Here arises the issue. My two oldest children are a little over a year apart in age. They have always done everything together. They have gone to that daycare since they were both babies. My son is 5 and will start Kindergarten in September. This means that my daughter will be alone at the daycare for the next year. I'm not sure how she will do with this. As it is, if I have to keep my oldest home for anything I have to keep her with me as well because she doesn't want to go alone.
Should I take my youngest out of daycare at my work and put him into the daycare with her to make her more comfortable since at that point he wont be nursing all day? Or should I use this time to get her used to being more independent? After having my youngest at work with me it would be really hard to not have him there with me anymore. Plus, I am due for another baby in September so that baby will have to come with me to work as well. I can't take my daugther to work with me because there is no room in the preschool room. They are maxed out. So her only option is to continue at the daycare she is in.
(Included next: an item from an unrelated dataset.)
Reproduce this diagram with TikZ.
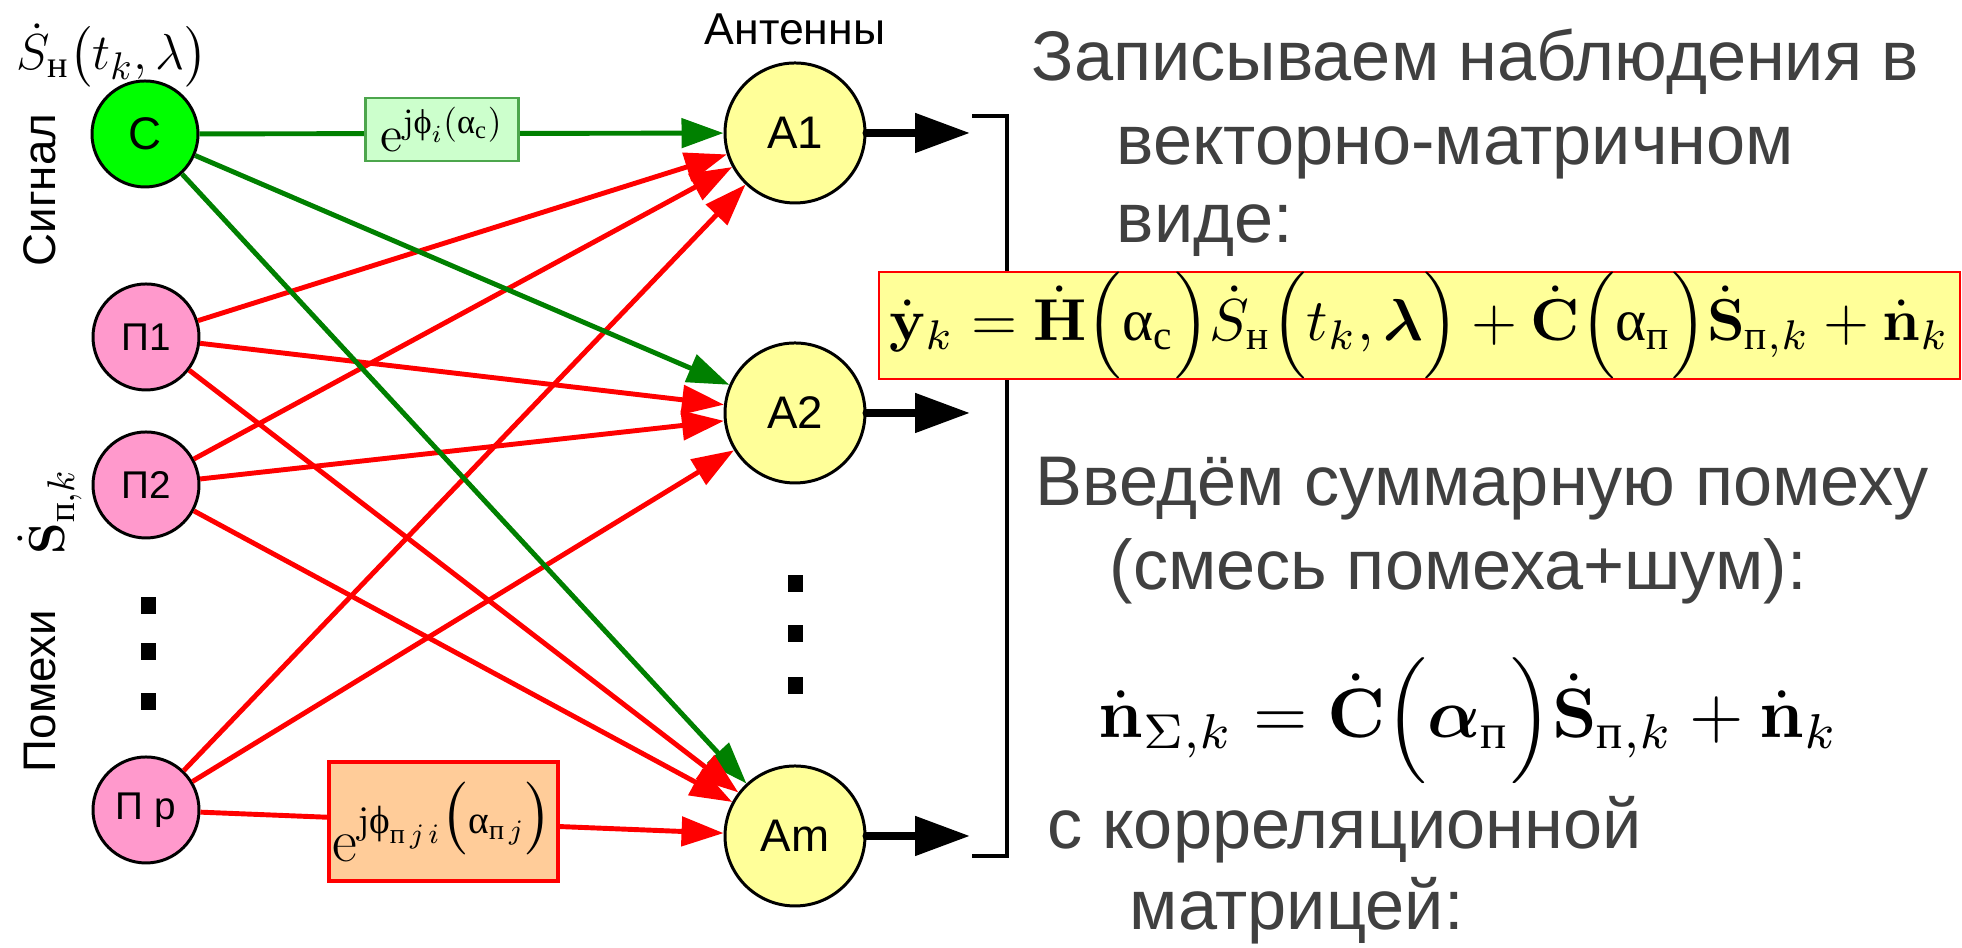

What would you do? I really worry about how my daughter will handle this transition. I know she really wants to go to school and no matter how much I tell her "you have to be 5 years old to go to school" she doesn't understand why I can't just pull strings and send her to school with her brother.
I wish I could just be a stay-at-home-mom and keep them all home with me!
I would use that time to transition her into being more independent. When she goes to school she won't have either of her brothers with her the . I'd say it's better to transition her in a place that she is comfortable in, also.
Quoting Angel [Mariah's Mommy]:" I would use that time to transition her into being more independent. When she goes to school she won't ... [snip!] ... have either of her brothers with her the . I'd say it's better to transition her in a place that she is comfortable in, also."